Cartão de memória: então tu é que és o
Benfica?
Nasceu
das cinzas o Benfica mais vermelho que me lembro
Tivesse eu mais dez anos, talvez, e nesta altura estaria a
dizer ao Benfica: «Eh pa, estás na mesma». Ou então um «Tás gordo pá», que é
aquele apontamento que só foi um elogio num tempo em que pesar quilos a mais
era sinónimo de estar bem na vida.
Mas não. Hoje olho para aquelas camisolas vermelhas e só
digo: «Então tu é que és o Benfica? Muito prazer. Já ouvi falar muito bem de
ti».
Eu cresci a ouvir muita coisa sobre o Benfica. O grande
Benfica. O Benfica europeu. Que mandava. Que ditava leis. O Benfica onde as
camisolas ganhavam jogos. O Benfica dominador.
Traçaram-me o perfil de um gigante adormecido. Moribundo em
alguns anos. Contaram-me o que foi, como era, como poderia ter sido.
Mas eu só via um Benfica hesitante. Errático. Um Benfica que
se escondia, que ficava pequeno. Via um Benfica que envergonhava o passado e
que não tinha nada a ver com o que me diziam. Via, em suma, um Benfica que não
era o Benfica.
Más companhias, más escolhas. Uma sucessão de tiros ao lado.

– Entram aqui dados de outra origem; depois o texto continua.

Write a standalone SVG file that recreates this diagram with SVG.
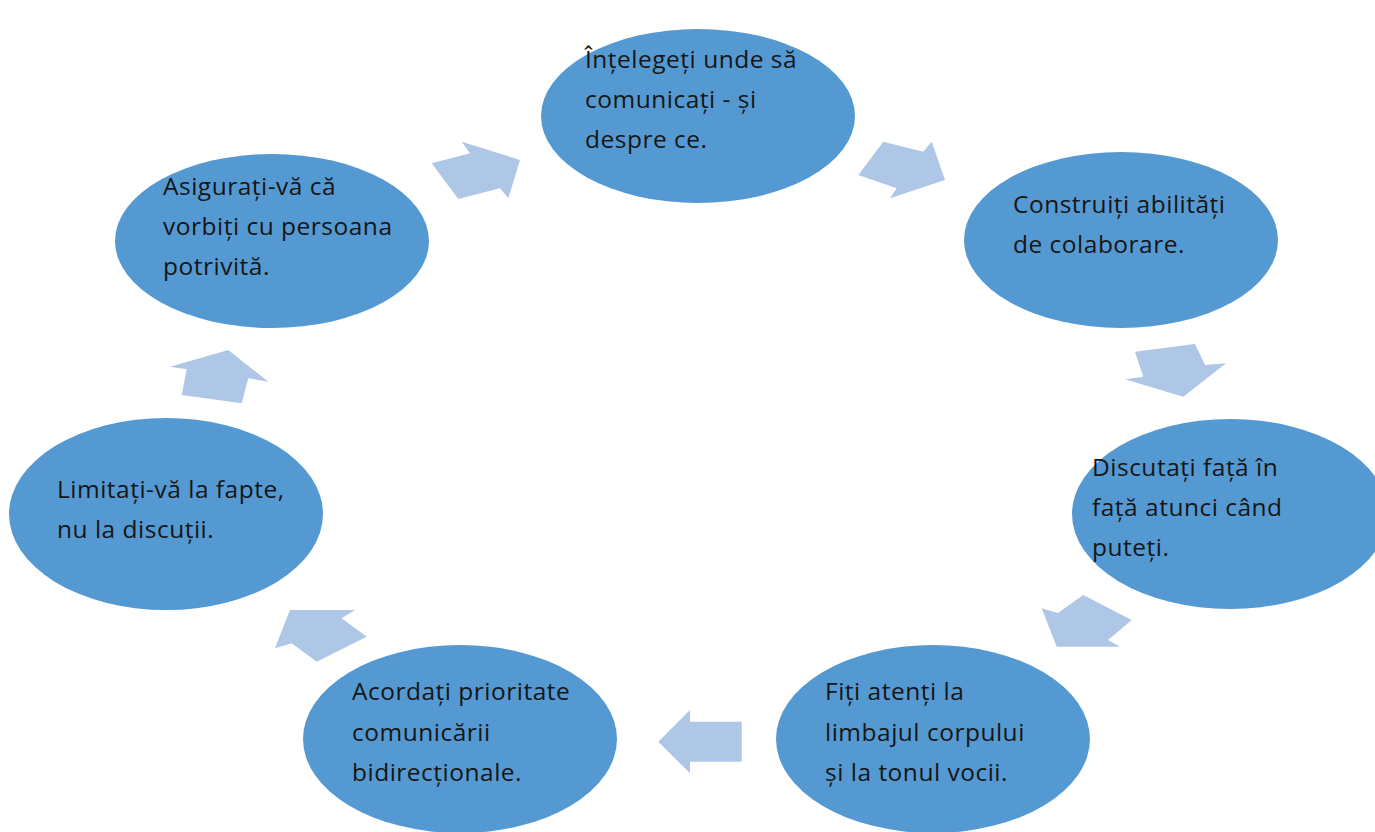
<svg xmlns="http://www.w3.org/2000/svg" width="1375" height="832" viewBox="0 0 1375 832">
  <style>
    .node { fill: #5599D2; }
    .arrow { fill: #AEC7E6; }
    .label { font-family: "Open Sans", "Noto Sans", sans-serif; font-size: 24.5px; letter-spacing: 0.5px; fill: #161616; }
  </style>
  <rect width="1375" height="832" fill="#ffffff"/>

  <!-- block arrows between the steps -->
  <g id="connectors">
    <polygon class="arrow" points="431.7,163.3 470,153.3 461.7,141.7 520,160 508.3,198.3 500,188.3 458.3,199"/>
    <polygon class="arrow" points="883.3,141.7 923.3,151.7 931.7,141.7 945,180 890,198.3 896.7,188.3 858.3,175"/>
    <polygon class="arrow" points="1135,351.7 1195,344 1205,365 1226,363.3 1183.3,396.7 1125,379.3 1143.3,376.7"/>
    <polygon class="arrow" points="1083.3,595 1131.7,620 1108,640 1120,646.7 1056.7,646.7 1041.7,608.3 1058,613"/>
    <polygon class="arrow" points="741.7,721.7 690,721.7 690,710 658.3,741.7 690,773.3 690,761.7 741.7,761.7"/>
    <polygon class="arrow" points="290,610 355,610 341.7,618.3 366.7,636.7 316.7,661.7 291.7,643.3 275,648.3"/>
    <polygon class="arrow" points="170,366.7 228.3,350 268.3,381.7 248.3,378.3 241.7,403.3 181.7,395 186.7,369.3"/>
  </g>

  <g id="step-understand">
    <ellipse class="node" cx="698" cy="116" rx="157" ry="87"/>
    <text class="label"><tspan y="68" x="585">Înțelegeți unde să</tspan><tspan y="108" x="585">comunicați - și</tspan><tspan y="148" x="585">despre ce.</tspan></text>
  </g>

  <g id="step-collaborate">
    <ellipse class="node" cx="1121" cy="240" rx="157" ry="88"/>
    <text class="label"><tspan y="213" x="1013">Construiți abilități</tspan><tspan y="253" x="1013">de colaborare.</tspan></text>
  </g>

  <g id="step-face-to-face">
    <ellipse class="node" cx="1230" cy="514" rx="158" ry="95"/>
    <text class="label"><tspan y="476" x="1092">Discutați față în</tspan><tspan y="516" x="1092">față atunci când</tspan><tspan y="556" x="1092">puteți.</tspan></text>
  </g>

  <g id="step-body-language">
    <ellipse class="node" cx="933" cy="739" rx="157" ry="94"/>
    <text class="label"><tspan y="700" x="825">Fiți atenți la</tspan><tspan y="741" x="825">limbajul corpului</tspan><tspan y="781" x="825">și la tonul vocii.</tspan></text>
  </g>

  <g id="step-two-way">
    <ellipse class="node" cx="460" cy="739" rx="157" ry="94"/>
    <text class="label"><tspan y="700" x="352">Acordați prioritate</tspan><tspan y="741" x="352">comunicării</tspan><tspan y="781" x="352">bidirecționale.</tspan></text>
  </g>

  <g id="step-facts">
    <ellipse class="node" cx="166" cy="514" rx="157" ry="96"/>
    <text class="label"><tspan y="498" x="57">Limitați-vă la fapte,</tspan><tspan y="538" x="57">nu la discuții.</tspan></text>
  </g>

  <g id="step-right-person">
    <ellipse class="node" cx="272" cy="241" rx="157" ry="87"/>
    <text class="label"><tspan y="195" x="163">Asigurați-vă că</tspan><tspan y="235" x="163">vorbiți cu persoana</tspan><tspan y="275" x="163">potrivită.</tspan></text>
  </g>
</svg>
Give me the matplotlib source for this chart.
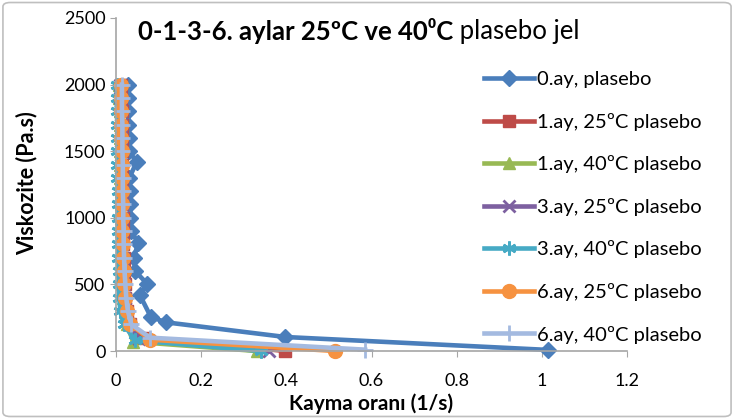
import matplotlib
matplotlib.use("Agg")
import matplotlib.pyplot as plt
from matplotlib.patches import FancyBboxPatch

plt.rcParams['font.family'] = ['Lato', 'DejaVu Sans']

title_bold = "0-1-3-6. aylar 25ºC ve 40\u2070C"
title_rest = " plasebo jel"
xlabel = "Kayma oranı (1/s)"
ylabel = "Viskozite (Pa.s)"

labels = ["0.ay, plasebo", "1.ay, 25ºC plasebo", "1.ay, 40ºC plasebo",
          "3.ay, 25ºC plasebo", "3.ay, 40ºC plasebo", "6.ay, 25ºC plasebo",
          "6.ay, 40ºC plasebo"]

# 0.ay plasebo
x0 = [0.028, 0.028, 0.029, 0.029, 0.030, 0.030, 0.049, 0.031, 0.032, 0.033,
      0.034, 0.036, 0.052, 0.042, 0.045, 0.073, 0.056, 0.082, 0.118, 0.398, 1.015]
y0 = [2000, 1900, 1800, 1700, 1600, 1500, 1420, 1300, 1200, 1100,
      1000, 900, 810, 700, 600, 505, 420, 255, 215, 105, 8]
# 1.ay 25C
x1 = [0.012, 0.012, 0.013, 0.013, 0.013, 0.014, 0.014, 0.014, 0.015, 0.015,
      0.016, 0.016, 0.017, 0.018, 0.019, 0.020, 0.022, 0.026, 0.034, 0.065, 0.398]
y1 = [2000, 1900, 1800, 1700, 1600, 1500, 1400, 1300, 1200, 1100,
      1000, 900, 800, 700, 600, 500, 400, 300, 200, 100, 0]
# 1.ay 40C
x2 = [0.008, 0.008, 0.009, 0.009, 0.009, 0.010, 0.010, 0.010, 0.011, 0.011,
      0.012, 0.012, 0.013, 0.013, 0.014, 0.015, 0.017, 0.020, 0.026, 0.040, 0.330]
y2 = [2000, 1900, 1800, 1700, 1600, 1500, 1400, 1300, 1200, 1100,
      1000, 900, 800, 700, 600, 500, 400, 300, 200, 70, 0]
# 3.ay 25C
x3 = [0.010, 0.010, 0.011, 0.011, 0.011, 0.012, 0.012, 0.012, 0.013, 0.013,
      0.014, 0.014, 0.015, 0.016, 0.017, 0.018, 0.020, 0.023, 0.030, 0.055, 0.360]
y3 = [2000, 1900, 1800, 1700, 1600, 1500, 1400, 1300, 1200, 1100,
      1000, 900, 800, 700, 600, 500, 400, 300, 200, 90, 0]
# 3.ay 40C
x4 = [0.002, 0.002, 0.002, 0.003, 0.003, 0.003, 0.003, 0.003, 0.004, 0.004,
      0.004, 0.004, 0.005, 0.005, 0.006, 0.006, 0.008, 0.010, 0.018, 0.045, 0.340]
y4 = [2000, 1900, 1800, 1700, 1600, 1500, 1400, 1300, 1200, 1100,
      1000, 900, 800, 700, 600, 500, 400, 300, 200, 80, 0]
# 6.ay 25C
x5 = [0.011, 0.011, 0.012, 0.012, 0.012, 0.013, 0.013, 0.013, 0.014, 0.014,
      0.015, 0.015, 0.016, 0.017, 0.018, 0.019, 0.021, 0.025, 0.034, 0.080, 0.515]
y5 = [2000, 1900, 1800, 1700, 1600, 1500, 1400, 1300, 1200, 1100,
      1000, 900, 800, 700, 600, 500, 400, 300, 200, 85, 0]
# 6.ay 40C
x6 = [0.014, 0.014, 0.014, 0.015, 0.015, 0.015, 0.016, 0.016, 0.016, 0.017,
      0.017, 0.018, 0.018, 0.019, 0.020, 0.022, 0.024, 0.028, 0.036, 0.080, 0.585]
y6 = [2000, 1900, 1800, 1700, 1600, 1500, 1400, 1300, 1200, 1100,
      1000, 900, 800, 700, 600, 500, 400, 300, 200, 100, 10]

xs = [x0, x1, x2, x3, x4, x5, x6]
ys = [y0, y1, y2, y3, y4, y5, y6]
colors = ["#4A7EBB", "#BE4B48", "#98B954", "#7D60A0", "#46AAC5", "#F69240", "#A4BAE0"]
markers = ["D", "s", "^", "x", (6, 2, 0), "o", "+"]
msizes = [8, 9, 9, 9, 10, 10, 12]

fig = plt.figure(figsize=(7.34, 4.19), dpi=100)
ax = fig.add_axes([116/734, 1-351/419, (627-116)/734, (351-18)/419])

for x, y, c, m, ms, lab in zip(xs, ys, colors, markers, msizes, labels):
    ax.plot(x, y, color=c, lw=3.3, marker=m, ms=ms, mew=2 if m in ("x", "+", (6, 2, 0)) else 1,
            mec=c, mfc=c, label=lab, clip_on=False)

ax.set_xlim(0, 1.2)
ax.set_ylim(0, 2500)
ax.set_xticks([0, 0.2, 0.4, 0.6, 0.8, 1.0, 1.2])
ax.set_xticklabels(["0", "0.2", "0.4", "0.6", "0.8", "1", "1.2"])
ax.set_yticks([0, 500, 1000, 1500, 2000, 2500])
for s in ["top", "right"]:
    ax.spines[s].set_visible(False)
for s in ["left", "bottom"]:
    ax.spines[s].set_color("#A6A6A6")
    ax.spines[s].set_linewidth(1.2)
ax.tick_params(axis="both", direction="out", length=4, color="#A6A6A6",
               labelsize=13, labelcolor="black")
ax.tick_params(axis="x", pad=12)
ax.tick_params(axis="y", pad=3.5)

fig.text(27/734, 1-183/419, ylabel, rotation=90, ha="center", va="center",
         fontsize=15.5, fontweight="bold")
fig.text(371/734, 1-404/419, xlabel, ha="center", va="center",
         fontsize=15, fontweight="bold")
t1 = fig.text(138/734, 1-31/419, title_bold, ha="left", va="center",
              fontsize=18.5, fontweight="bold")
fig.canvas.draw()
bb = t1.get_window_extent(renderer=fig.canvas.get_renderer())
fig.text(bb.x1/fig.bbox.width, 1-31/419, title_rest, ha="left", va="center",
         fontsize=18.5, fontweight="normal")

fig.legend(loc="upper left", bbox_to_anchor=(484/734, 1-71/419), frameon=False,
           fontsize=14.5, handlelength=2.5, handletextpad=0.15, labelspacing=1.22,
           borderaxespad=0, borderpad=0)

border = FancyBboxPatch((0.004, 0.006), 0.992, 0.988, boxstyle="round,pad=0,rounding_size=0.01",
                        transform=fig.transFigure, fill=False, ec="#BFBFBF", lw=1.2)
fig.patches.append(border)

fig.savefig("out.png", dpi=100)
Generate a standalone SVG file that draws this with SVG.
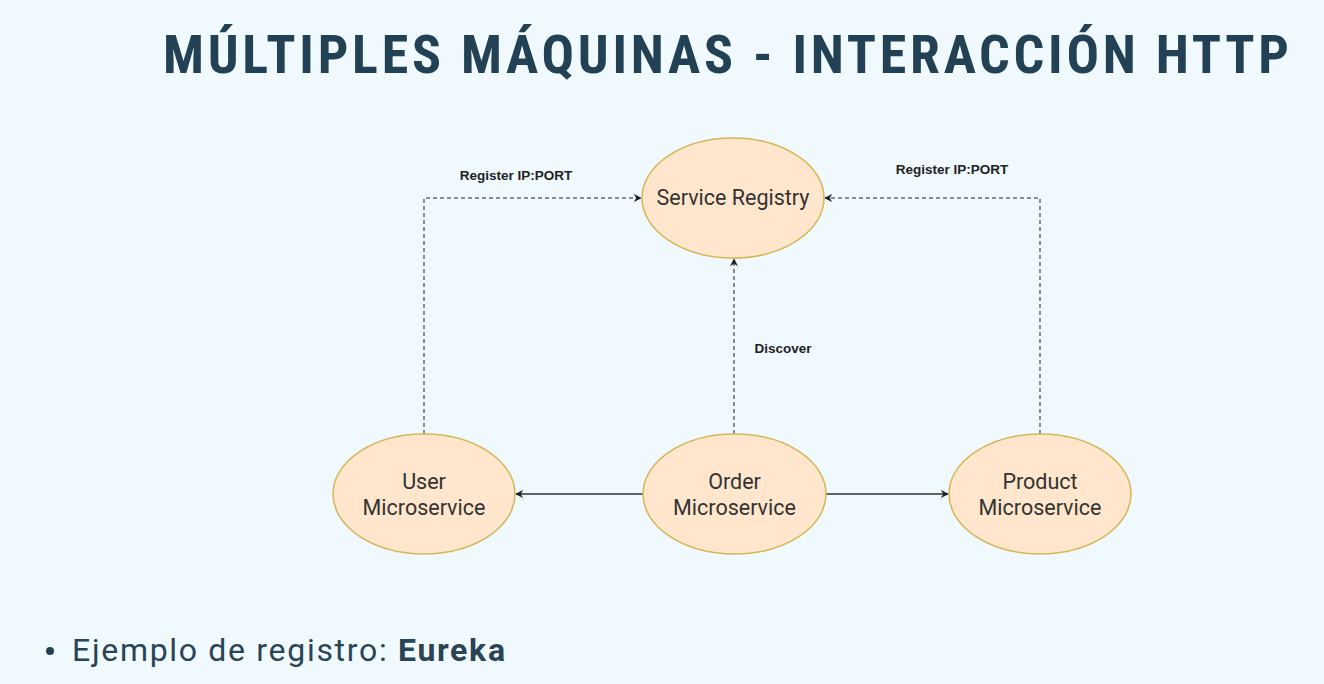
<svg xmlns="http://www.w3.org/2000/svg" width="1324" height="684" viewBox="0 0 1324 684">
<defs>
<style>
.node ellipse{fill:#ffe6cc;stroke:#d6b656;stroke-width:1.5}
.node text{font-family:Roboto,"Liberation Sans",sans-serif;font-size:21.5px;fill:#333;text-anchor:middle}
.dash{fill:none;stroke:#666;stroke-width:1.5;stroke-dasharray:4 3}
.solid{fill:none;stroke:#333;stroke-width:1.5}
.lbl{font-family:"Liberation Sans",Arial,sans-serif;font-size:13.5px;font-weight:bold;fill:#222;text-anchor:middle}
</style>
<marker id="arr" viewBox="0 0 10 10" refX="9" refY="5" markerWidth="8" markerHeight="8" markerUnits="userSpaceOnUse" orient="auto">
<path d="M0,0 L10,5 L0,10 L3,5 Z" fill="#222"/>
</marker>
</defs>
<rect width="1324" height="684" fill="#f0f9fd"/>
<text x="163" y="73" font-family="'Roboto Condensed','DejaVu Sans Condensed','Liberation Sans Narrow',Roboto,sans-serif" font-weight="bold" font-size="54" fill="#234155" textLength="1126" lengthAdjust="spacing">MÚLTIPLES MÁQUINAS - INTERACCIÓN HTTP</text>
<g id="connectors">
<path class="dash" d="M424,434 V198 H641" marker-end="url(#arr)"/>
<path class="dash" d="M1040,434 V198 H825" marker-end="url(#arr)"/>
<path class="dash" d="M734,434 V259" marker-end="url(#arr)"/>
<path class="solid" d="M643,494 H516" marker-end="url(#arr)"/>
<path class="solid" d="M826,494 H948" marker-end="url(#arr)"/>
<text class="lbl" x="516" y="180">Register IP:PORT</text>
<text class="lbl" x="952" y="174">Register IP:PORT</text>
<text class="lbl" x="783" y="353">Discover</text>
</g>
<g id="service-registry" class="node">
<ellipse cx="733" cy="198" rx="91" ry="60"/>
<text x="733" y="205">Service Registry</text>
</g>
<g id="user-microservice" class="node">
<ellipse cx="424" cy="494" rx="91" ry="60"/>
<text x="424" y="489">User</text>
<text x="424" y="515">Microservice</text>
</g>
<g id="order-microservice" class="node">
<ellipse cx="734.5" cy="494" rx="91.5" ry="60"/>
<text x="734.5" y="489">Order</text>
<text x="734.5" y="515">Microservice</text>
</g>
<g id="product-microservice" class="node">
<ellipse cx="1040" cy="494" rx="91" ry="60"/>
<text x="1040" y="489">Product</text>
<text x="1040" y="515">Microservice</text>
</g>
<circle cx="50" cy="651" r="4" fill="#234155"/>
<text x="72" y="661" font-family="Roboto,'Liberation Sans',sans-serif" font-size="32" fill="#2a4456" textLength="433" lengthAdjust="spacing">Ejemplo de registro: <tspan font-weight="bold">Eureka</tspan></text>
</svg>
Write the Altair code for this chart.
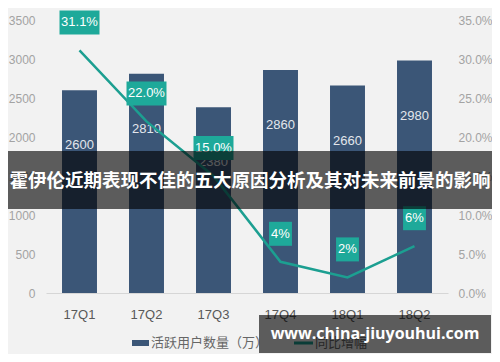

Se calhar o azar, mas a fortuna pouco explica no futebol. Explicações para
aquela pálida imagem do que me diziam ser o Benfica havia aos montes. Umas por
demérito próprio. A maioria por mérito alheio.
Tenho memória de três campeonatos ganhos pelo Benfica, para
além deste. Em 1994 era ainda novo de mais para perceber se aquele ainda era o
Benfica dos livros. Dizem-me que sim. Que foi o último Benfica a sério. Em 2005
vi um Benfica menos mau que os demais. Em 2010 um Benfica vistoso, artista e
arrogante. Mas a sofrer até ao fim.
Em 2014 chegou o Benfica mais vermelho. O Benfica de cabelos
pintados e de 33 na face. O Benfica que eu nunca vira e para o qual terei de
arranjar uma gaveta nas memórias.
«Então tu é que és o Benfica?». O Benfica que manda, que é
campeão com margem suficiente para fechar a camisola e erguer os braços. Para
ir de um lado ao outro da pista e saudar toda a crew em gaudio. O Benfica com
duas finais europeias seguidas.
Nasceu das cinzas de um final deprimente. Cresceu no caos,
segurou-se nas indecisões e absorveu o medo inimigo. Foi ganhando pontos, fé,
prestígio. Cresceu até ser o Benfica mais dominador que tenho memória. Que
ganha com dez, em casa e fora. Que resiste com nove.
A ponta final da época passada, e o tom elevado de Jesus
quando se debruça sobre o tema só o confirma, deixa aberta a porta do «E se…».
Mas este Benfica é mais maduro. É mais Benfica. É um Benfica
que ainda não conhecia.
Muito prazer, então. Mostra lá o que sabes fazer mais.